President Trump has (thus far) been particularly stingy in his issuance of pardons. He has also been particularly self-interested, granting pardons and commutations to his political allies. Thus the pardon of Michael Flynn may have departed from historical practice, but it was not much of a surprise. Recall that President Bush did not pardon Scooter Libby (though Trump did). Some commentators have tried to argue that self-serving pardons of presidential allies and cronies are somehow constitutionally suspect, but I do not think these claims hold water. Dicta in lower court opinions noting the potential for constitutional constraints on the pardon power's use concerned conditions placed on offers of clemency, and should not be taken to signify a broader anti-corruption limit on how the pardon power may be used or abused.

Given the number of investigations into Trump's financial and other dealings, there is widespread speculation that the President might try to pardon himself.
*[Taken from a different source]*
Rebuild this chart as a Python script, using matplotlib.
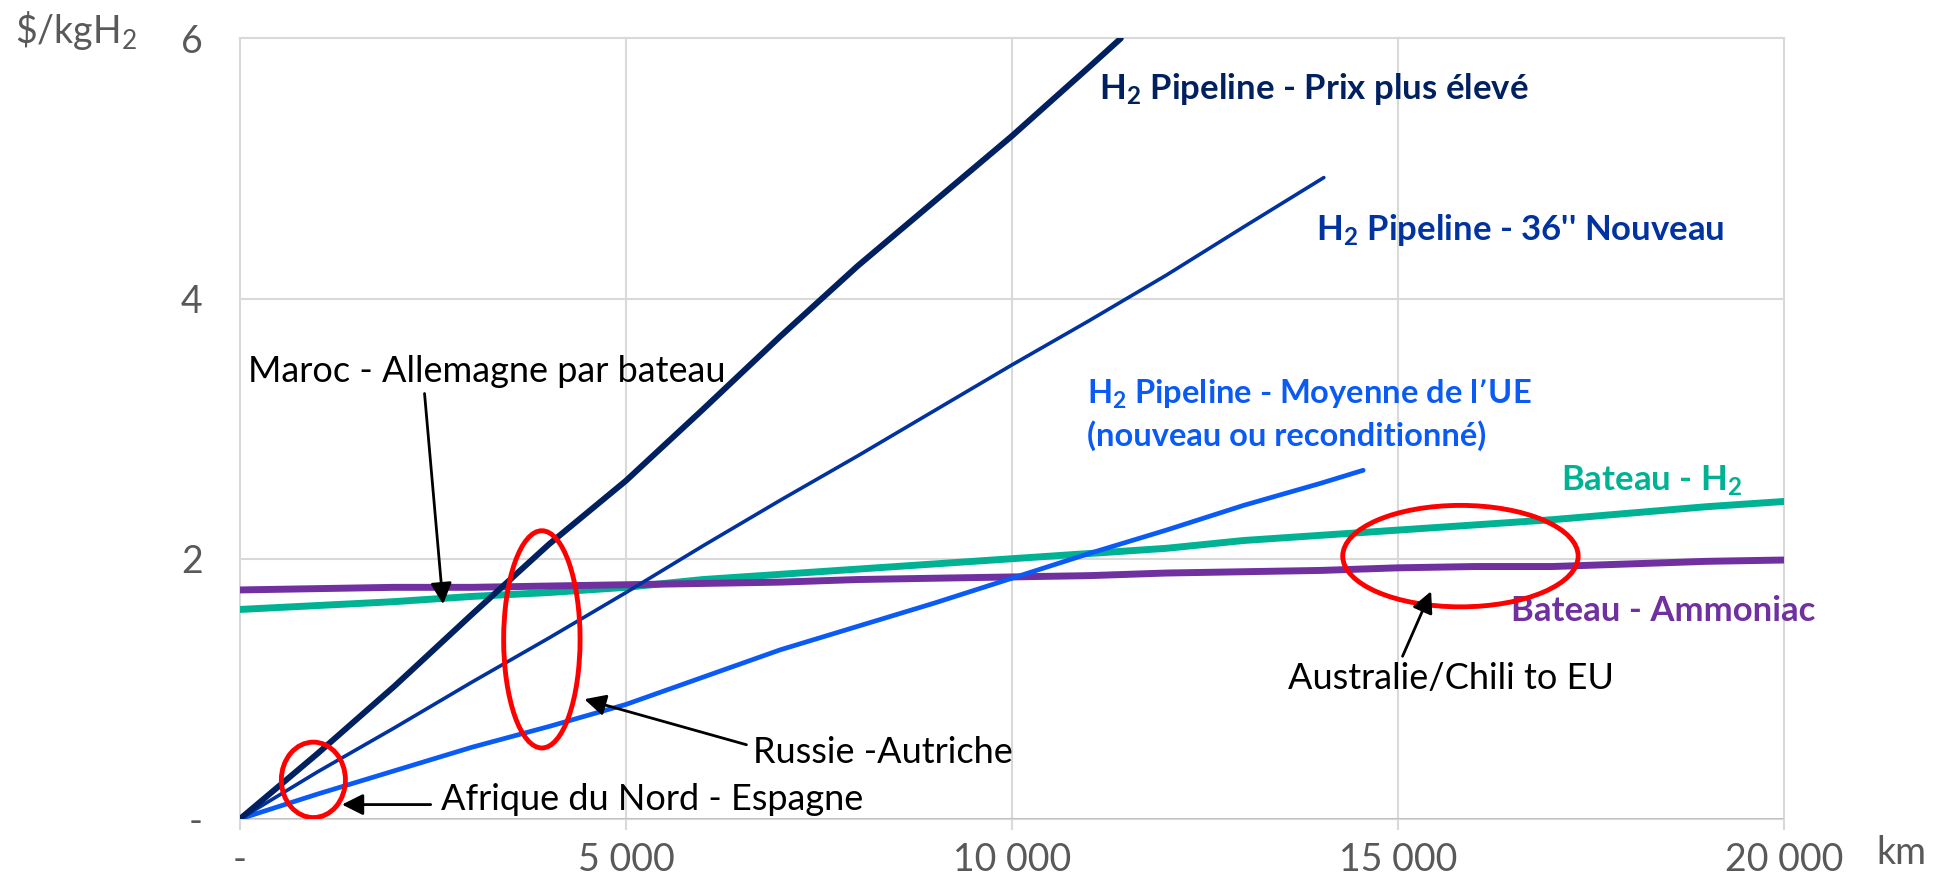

But can he do that? He thinks so. Most academic commentators and (more importantly) the Department of Justice disagree. A 1974 Office of Legal Counsel memorandum concluded that self-pardons were not within the pardon power because it is inappropriate for the President to be a judge in his own case. The memo is thin, but represents the official position of the Department of Justice. In my view, Brian Kalt makes a more persuasive case against the legitimacy of self-pardons (and at greater length here). Tim Sandefur offers a contrary view, but I am not convinced by it. As I see it, the language, history, usage and understanding of the nature of a pardon all point in the opposite direction. [For more, see this "smorgasbord of views on self-pardoning" collected by Jack Goldsmith.]
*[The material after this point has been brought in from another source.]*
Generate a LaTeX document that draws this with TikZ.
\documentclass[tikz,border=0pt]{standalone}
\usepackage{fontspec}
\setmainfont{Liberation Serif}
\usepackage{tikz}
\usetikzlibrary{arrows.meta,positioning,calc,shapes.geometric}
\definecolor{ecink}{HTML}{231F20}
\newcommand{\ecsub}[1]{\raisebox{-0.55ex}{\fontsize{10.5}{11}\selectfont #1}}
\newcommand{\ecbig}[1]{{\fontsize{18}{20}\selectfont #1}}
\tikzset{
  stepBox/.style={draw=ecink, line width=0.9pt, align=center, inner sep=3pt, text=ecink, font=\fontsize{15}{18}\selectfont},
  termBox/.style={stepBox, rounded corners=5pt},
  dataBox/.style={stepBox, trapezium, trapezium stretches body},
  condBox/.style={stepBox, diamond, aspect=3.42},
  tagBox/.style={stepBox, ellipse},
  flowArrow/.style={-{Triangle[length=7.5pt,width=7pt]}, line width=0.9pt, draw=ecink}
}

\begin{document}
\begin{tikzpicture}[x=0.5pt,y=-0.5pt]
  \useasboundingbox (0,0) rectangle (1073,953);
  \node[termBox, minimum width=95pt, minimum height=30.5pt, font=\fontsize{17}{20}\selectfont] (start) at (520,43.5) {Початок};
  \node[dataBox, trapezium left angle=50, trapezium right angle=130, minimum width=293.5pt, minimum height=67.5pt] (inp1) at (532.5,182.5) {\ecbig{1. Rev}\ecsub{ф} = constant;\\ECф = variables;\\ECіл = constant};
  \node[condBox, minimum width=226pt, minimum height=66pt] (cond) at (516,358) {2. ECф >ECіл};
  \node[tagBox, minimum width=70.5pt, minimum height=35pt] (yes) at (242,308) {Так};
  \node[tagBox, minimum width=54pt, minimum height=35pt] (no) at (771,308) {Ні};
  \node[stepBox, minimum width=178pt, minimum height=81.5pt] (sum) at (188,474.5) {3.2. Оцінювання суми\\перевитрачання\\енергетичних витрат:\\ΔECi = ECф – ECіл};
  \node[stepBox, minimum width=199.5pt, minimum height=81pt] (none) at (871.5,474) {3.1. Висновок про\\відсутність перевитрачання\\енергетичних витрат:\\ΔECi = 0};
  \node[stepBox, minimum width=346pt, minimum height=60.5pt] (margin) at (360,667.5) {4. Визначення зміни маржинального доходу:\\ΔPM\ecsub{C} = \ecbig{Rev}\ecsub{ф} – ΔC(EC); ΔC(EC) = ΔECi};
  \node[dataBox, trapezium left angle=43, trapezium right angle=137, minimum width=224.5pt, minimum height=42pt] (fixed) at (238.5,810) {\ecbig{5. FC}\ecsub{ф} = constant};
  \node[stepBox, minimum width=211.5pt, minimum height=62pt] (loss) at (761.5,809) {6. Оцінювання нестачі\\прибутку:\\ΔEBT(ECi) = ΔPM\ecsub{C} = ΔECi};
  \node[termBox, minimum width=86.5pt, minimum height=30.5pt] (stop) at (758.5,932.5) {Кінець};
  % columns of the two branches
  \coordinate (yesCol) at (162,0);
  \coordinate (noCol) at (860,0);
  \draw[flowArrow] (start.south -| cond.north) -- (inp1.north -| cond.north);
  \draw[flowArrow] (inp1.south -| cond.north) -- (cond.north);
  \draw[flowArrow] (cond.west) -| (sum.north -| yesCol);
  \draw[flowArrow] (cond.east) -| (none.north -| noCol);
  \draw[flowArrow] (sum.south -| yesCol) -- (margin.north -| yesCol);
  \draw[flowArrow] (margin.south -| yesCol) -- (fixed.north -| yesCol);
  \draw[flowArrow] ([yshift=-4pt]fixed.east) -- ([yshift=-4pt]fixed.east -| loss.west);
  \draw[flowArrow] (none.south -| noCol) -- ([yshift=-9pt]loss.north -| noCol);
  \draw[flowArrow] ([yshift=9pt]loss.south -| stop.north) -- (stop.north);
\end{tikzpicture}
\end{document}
While I believe a self-pardon would not actually be a pardon and would be invalid, my opinion is unlikely to hold sway at 1600 Pennsylvania Avenue. So what happens if the President were to try and issue a self-pardon? It is an interesting question.

Recall that the power only extends to federal crimes, so a self-pardon would not have any effect on potential state proceedings against Donald Trump once he leaves office. If Manhattan DA Cyrus Vance is inclined to pursue charges against Trump (or any of his relatives or associates, for that matter), a federal pardon will not stand in the way.
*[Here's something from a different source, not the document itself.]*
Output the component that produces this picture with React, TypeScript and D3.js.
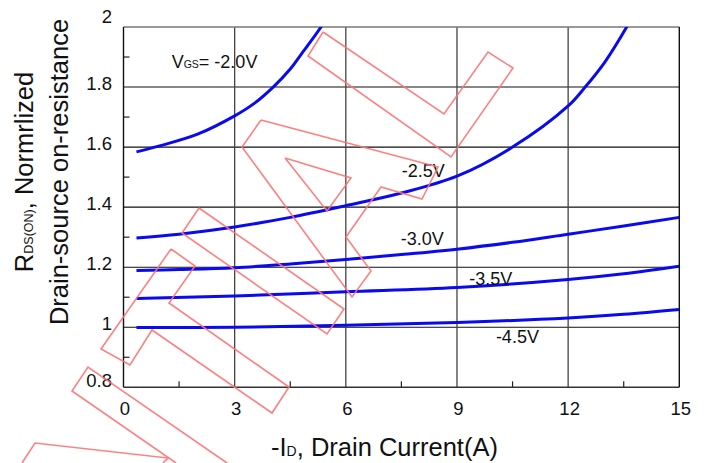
import React from "react";
import * as d3 from "d3";

// ---- data ----
const xTicks = [0, 3, 6, 9, 12, 15];
const xMinorTicks = [1.5, 4.5, 7.5, 10.5, 13.5];
const yTicks = [0.8, 1, 1.2, 1.4, 1.6, 1.8, 2];
const yTickLabels = ["0.8", "1", "1.2", "1.4", "1.6", "1.8", "2"];
const yMinorTicks = [0.9, 1.1, 1.3, 1.5, 1.7, 1.9];

const x20 = [0.35, 1, 2, 3, 3.5, 4.04, 4.5, 4.77, 5.33, 5.6];
const v20 = [1.584, 1.605, 1.643, 1.704, 1.743, 1.8, 1.86, 1.905, 2.0, 2.056];

const x25 = [0.35, 1.5, 3, 4.5, 6, 7.5, 9, 10.5, 12, 12.46, 13, 13.58, 13.8];
const v25 = [1.297, 1.31, 1.334, 1.366, 1.405, 1.447, 1.503, 1.6, 1.737, 1.8, 1.885, 2.0, 2.05];

const x30 = [0.35, 1.5, 3, 4.5, 6, 7.5, 9, 10.5, 12, 13.5, 15];
const v30 = [1.189, 1.192, 1.198, 1.211, 1.226, 1.242, 1.26, 1.283, 1.31, 1.337, 1.366];

const x35 = [0.35, 3, 6, 9, 12, 13.5, 15];
const v35 = [1.096, 1.104, 1.118, 1.132, 1.159, 1.178, 1.203];

const x45 = [0.35, 3, 6, 9, 12, 13.5, 15];
const v45 = [0.999, 1.0, 1.007, 1.016, 1.031, 1.043, 1.059];

const seriesNames = ["-2.0V", "-2.5V", "-3.0V", "-3.5V", "-4.5V"];
// label anchor points in data units
const labelX = [1.3, 7.51, 7.48, 9.33, 10.05];
const labelY = [1.862, 1.501, 1.273, 1.14, 0.946];

// decorative watermark outlines (not data)
const watermark: [number, number][][] = [
  [[323, 32], [444, 114], [488, 52], [513, 68], [451, 157], [308, 56], [323, 32]],
  [[261, 120], [438, 167], [422, 199], [381, 187], [346, 237], [371, 271], [352, 297], [242, 147], [261, 120]],
  [[285, 158], [351, 178], [327, 211], [285, 158]],
  [[199, 208], [344, 309], [327, 334], [182, 233], [199, 208]],
  [[171, 249], [195, 266], [169, 303], [289, 387], [272, 413], [152, 330], [130, 365], [101, 349], [171, 249]],
  [[227, 463], [88, 367], [72, 391], [176, 463]],
  [[22, 463], [35, 443], [168, 458], [163, 463]],
];

const W = 711;
const H = 463;
const L = 123.5, R = 679.3, T = 27, B = 387.3;

export default function App() {
  const x = d3.scaleLinear().domain([0, 15]).range([L, R]);
  const y = d3.scaleLinear().domain([0.8, 2.0]).range([B, T]);
  const line = d3
    .line<[number, number]>()
    .x((d) => x(d[0]))
    .y((d) => y(d[1]))
    .curve(d3.curveCatmullRom.alpha(0.5));

  const series = [
    d3.zip(x20, v20),
    d3.zip(x25, v25),
    d3.zip(x30, v30),
    d3.zip(x35, v35),
    d3.zip(x45, v45),
  ] as [number, number][][];

  const font = "'Liberation Sans', Arial, Helvetica, sans-serif";
  const yLabelOffset = (v: number) => (v === 2 ? -4.5 : v === 0.8 ? -0.5 : 2.5);
  const wm = d3.line<[number, number]>();

  return (
    <svg
      width={W}
      height={H}
      viewBox={`0 0 ${W} ${H}`}
      style={{ position: "absolute", left: 0, top: 0, background: "#fff" }}
      fontFamily={font}
    >
      <defs>
        <clipPath id="plot">
          <rect x={L} y={T} width={R - L} height={B - T} />
        </clipPath>
      </defs>
      <rect x={0} y={0} width={W} height={H} fill="#fff" />

      {/* grid */}
      {yTicks
        .filter((v) => v > 0.8 && v < 2)
        .map((v) => (
          <line key={"gy" + v} x1={L} x2={R} y1={y(v)} y2={y(v)} stroke="#111" strokeWidth={1.1} />
        ))}
      {xTicks
        .filter((v) => v > 0 && v < 15)
        .map((v) => (
          <line key={"gx" + v} x1={x(v)} x2={x(v)} y1={T} y2={B} stroke="#444" strokeWidth={1.3} />
        ))}
      {/* minor ticks */}
      {yMinorTicks.map((v) => (
        <line key={"my" + v} x1={L} x2={L + 6} y1={y(v)} y2={y(v)} stroke="#222" strokeWidth={1.2} />
      ))}
      {xMinorTicks.map((v) => (
        <line key={"mx" + v} x1={x(v)} x2={x(v)} y1={B} y2={B - 6} stroke="#222" strokeWidth={1.2} />
      ))}
      {/* frame */}
      <line x1={L} x2={R} y1={T} y2={T} stroke="#777" strokeWidth={1.3} />
      <line x1={R} x2={R} y1={T} y2={B} stroke="#111" strokeWidth={1.4} />
      <line x1={L} x2={L} y1={T} y2={B} stroke="#111" strokeWidth={1.4} />
      <line x1={L} x2={R} y1={B} y2={B} stroke="#333" strokeWidth={1.6} />

      {/* curves */}
      <g clipPath="url(#plot)">
        {series.map((s, i) => (
          <path key={"s" + i} d={line(s) || ""} fill="none" stroke="#0a0af0" strokeWidth={3} />
        ))}
      </g>

      {/* series labels */}
      <text x={x(labelX[0])} y={y(labelY[0])} fontSize={18} fill="#111">
        V<tspan fontSize={10.5}>GS</tspan>= {seriesNames[0]}
      </text>
      {seriesNames.slice(1).map((n, i) => (
        <text key={"l" + n} x={x(labelX[i + 1])} y={y(labelY[i + 1])} fontSize={18} fill="#111">
          {n}
        </text>
      ))}

      {/* tick labels */}
      {yTicks.map((v, i) => (
        <text key={"ty" + v} x={112} y={y(v) + yLabelOffset(v)} fontSize={18.5} textAnchor="end" fill="#111">
          {yTickLabels[i]}
        </text>
      ))}
      {xTicks.map((v) => (
        <text key={"tx" + v} x={x(v) + 1.5} y={B + 28} fontSize={18.5} textAnchor="middle" fill="#111">
          {v}
        </text>
      ))}

      {/* axis titles */}
      <text x={384.5} y={456} fontSize={25.5} textAnchor="middle" fill="#111">
        -I<tspan fontSize={14}>D</tspan>, Drain Current(A)
      </text>
      <g transform="translate(33,172) rotate(-90)">
        <text x={0} y={0} fontSize={25.5} textAnchor="middle" fill="#111">
          R<tspan fontSize={12.5}>DS(ON)</tspan>, Normrlized
        </text>
      </g>
      <g transform="translate(68,172) rotate(-90)">
        <text x={0} y={0} fontSize={25.5} textAnchor="middle" fill="#111">
          Drain-source on-resistance
        </text>
      </g>

      {/* watermark */}
      <g fill="none" stroke="#ff7373" strokeWidth={1.6} opacity={0.9}>
        {watermark.map((p, i) => (
          <path key={"w" + i} d={wm(p) || ""} />
        ))}
      </g>
    </svg>
  );
}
As for federal crimes, note that the initial opportunity to weight the self-pardon's validity would fall to the Department of Justice in weighing whether to bring federal criminal charges in the first place. As already noted, DOJ does not believe self-pardons are valid, and it is inconceivable that the Biden Administration would revise this view. So if the Justice Department were to conclude that Donald Trump committed federal offenses worthy of prosecution, the existence of an attempted "self-pardon" would not stand in the way of an indictment.

No doubt any federal indictment would be met with an effort to dismiss the charges on the grounds that Trump was pardoned. Trump's attorneys would no doubt raise this claim at the earliest opportunity. I suspect this claim would be met with skepticism, however, as it would contradict the longstanding and well-established view of the Justice Department. While OLC opinions are not binding on federal courts, they are taken seriously, and particularly so where (as here) they run counter the executive branch's interests. OLC opinions typically embrace robust conceptions of executive power. Thus an OLC opinion counseling restraint is more notable, and is likely to get extra consideration as a result. [As an aside, it is still possible that OLC could reverse its position between now and January 20. Were that to occur, I suspect any resulting memo would be recognized as a last ditch effort to shore up the President's position, and not a neutral, dispassionate analysis worthy of judicial respect, but that could depend on what any such memo says.]

This is a long way of saying that if Trump tries to pardon himself, he could have a hard time making the pardon stick. It is certainly possible the Justice Department may have no interest in pursuing the former President, whether because it concludes there are no offenses worth pursuing, a sense of political comity, or a prudential judgment that state courts should get the first shot. But should there be such a prosecution, I doubt a self-pardon will offer ex-President Trump much protection in federal court.